#### What to do
Transcribe the material in full. Nothing should differ except that the pictures are left out.

#### Source excerpt
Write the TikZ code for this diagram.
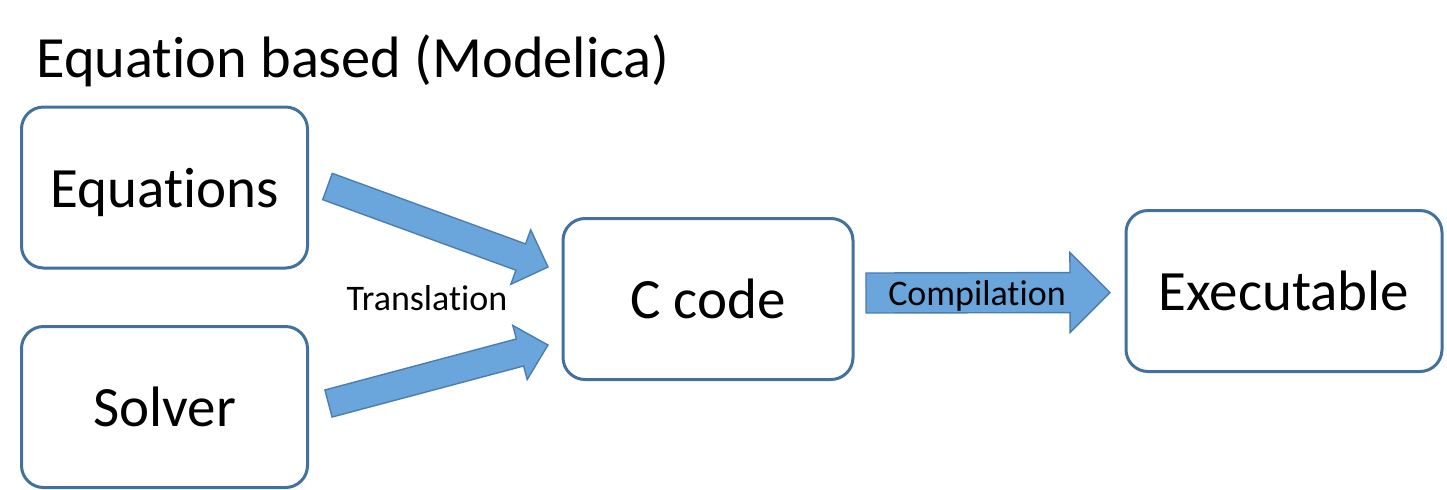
\documentclass[tikz,border=0pt]{standalone}
\usepackage{fontspec}
\setmainfont{Carlito}[Ligatures=NoCommon]
\usetikzlibrary{calc}
\definecolor{boxline}{HTML}{41719C}
\definecolor{arrowfill}{HTML}{6AA6DB}
\definecolor{arrowline}{HTML}{4A7EB0}
\tikzset{
  box/.style={draw=boxline, line width=1.5pt, fill=white, rounded corners=11pt,
    minimum width=143pt, minimum height=80.5pt, inner sep=0pt, text height=19.5pt, text depth=0pt,
    font=\fontsize{28.5}{32}\selectfont},
  fatarrow/.style={draw=arrowline, line width=0.7pt, fill=arrowfill, line join=miter},
  lbl/.style={inner sep=0pt, font=\fontsize{18}{21}\selectfont},
}
% #1 name, #2 tail, #3 tip, #4 half shaft, #5 half head, #6 head length
\newcommand\fatarrowdraw[6]{%
  \coordinate (#1h) at ($(#3)!#6!(#2)$);
  \draw[fatarrow] ($(#2)!#4!90:(#3)$) -- ($(#1h)!#4!90:(#3)$) -- ($(#1h)!#5!90:(#3)$)
    -- (#3) -- ($(#1h)!#5!-90:(#3)$) -- ($(#1h)!#4!-90:(#3)$) -- ($(#2)!#4!-90:(#3)$) -- cycle;
}
\begin{document}
\begin{tikzpicture}[x=0.5pt, y=-0.5pt]
\useasboundingbox (0,0) rectangle (1447,489);
\node[anchor=base west, inner sep=0pt, font=\fontsize{29.2}{33}\selectfont] (title) at (36,77) {Equation based (Modelica)};
\node[box, minimum width=143pt] (eq) at (164.5,187.5) {Equations};
\node[box, minimum width=143pt] (solver) at (164.5,407) {Solver};
\node[box, minimum width=145pt] (ccode) at (708,299) {C code};
\node[box, minimum width=158pt] (exe) at (1284,291) {Executable};
\coordinate (a1s) at (327.5,186.5);
\coordinate (a1e) at (548,267);
\coordinate (a2s) at (328.5,403.5);
\coordinate (a2e) at (548,345);
\coordinate (a3s) at (866,293);
\coordinate (a3e) at (1110,292.5);
\fatarrowdraw{a1}{a1s}{a1e}{7pt}{14.5pt}{14.5pt}
\fatarrowdraw{a2}{a2s}{a2e}{7pt}{14pt}{14.5pt}
\fatarrowdraw{a3}{a3s}{a3e}{10pt}{20pt}{20pt}
\node[lbl, anchor=base] (trans) at (427,310) {Translation};
\node[lbl, anchor=base] (comp) at (977,305) {Compilation};
\end{tikzpicture}
\end{document}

#### Result
Write the TikZ code for this diagram.
\documentclass[tikz,border=0pt]{standalone}
\usepackage{fontspec}
\setmainfont{Carlito}[Ligatures=NoCommon]
\usetikzlibrary{calc}
\definecolor{boxline}{HTML}{41719C}
\definecolor{arrowfill}{HTML}{6AA6DB}
\definecolor{arrowline}{HTML}{4A7EB0}
\tikzset{
  box/.style={draw=boxline, line width=1.5pt, fill=white, rounded corners=11pt,
    minimum width=143pt, minimum height=80.5pt, inner sep=0pt, text height=19.5pt, text depth=0pt,
    font=\fontsize{28.5}{32}\selectfont},
  fatarrow/.style={draw=arrowline, line width=0.7pt, fill=arrowfill, line join=miter},
  lbl/.style={inner sep=0pt, font=\fontsize{18}{21}\selectfont},
}
% #1 name, #2 tail, #3 tip, #4 half shaft, #5 half head, #6 head length
\newcommand\fatarrowdraw[6]{%
  \coordinate (#1h) at ($(#3)!#6!(#2)$);
  \draw[fatarrow] ($(#2)!#4!90:(#3)$) -- ($(#1h)!#4!90:(#3)$) -- ($(#1h)!#5!90:(#3)$)
    -- (#3) -- ($(#1h)!#5!-90:(#3)$) -- ($(#1h)!#4!-90:(#3)$) -- ($(#2)!#4!-90:(#3)$) -- cycle;
}
\begin{document}
\begin{tikzpicture}[x=0.5pt, y=-0.5pt]
\useasboundingbox (0,0) rectangle (1447,489);
\node[anchor=base west, inner sep=0pt, font=\fontsize{29.2}{33}\selectfont] (title) at (36,77) {Equation based (Modelica)};
\node[box, minimum width=143pt] (eq) at (164.5,187.5) {Equations};
\node[box, minimum width=143pt] (solver) at (164.5,407) {Solver};
\node[box, minimum width=145pt] (ccode) at (708,299) {C code};
\node[box, minimum width=158pt] (exe) at (1284,291) {Executable};
\coordinate (a1s) at (327.5,186.5);
\coordinate (a1e) at (548,267);
\coordinate (a2s) at (328.5,403.5);
\coordinate (a2e) at (548,345);
\coordinate (a3s) at (866,293);
\coordinate (a3e) at (1110,292.5);
\fatarrowdraw{a1}{a1s}{a1e}{7pt}{14.5pt}{14.5pt}
\fatarrowdraw{a2}{a2s}{a2e}{7pt}{14pt}{14.5pt}
\fatarrowdraw{a3}{a3s}{a3e}{10pt}{20pt}{20pt}
\node[lbl, anchor=base] (trans) at (427,310) {Translation};
\node[lbl, anchor=base] (comp) at (977,305) {Compilation};
\end{tikzpicture}
\end{document}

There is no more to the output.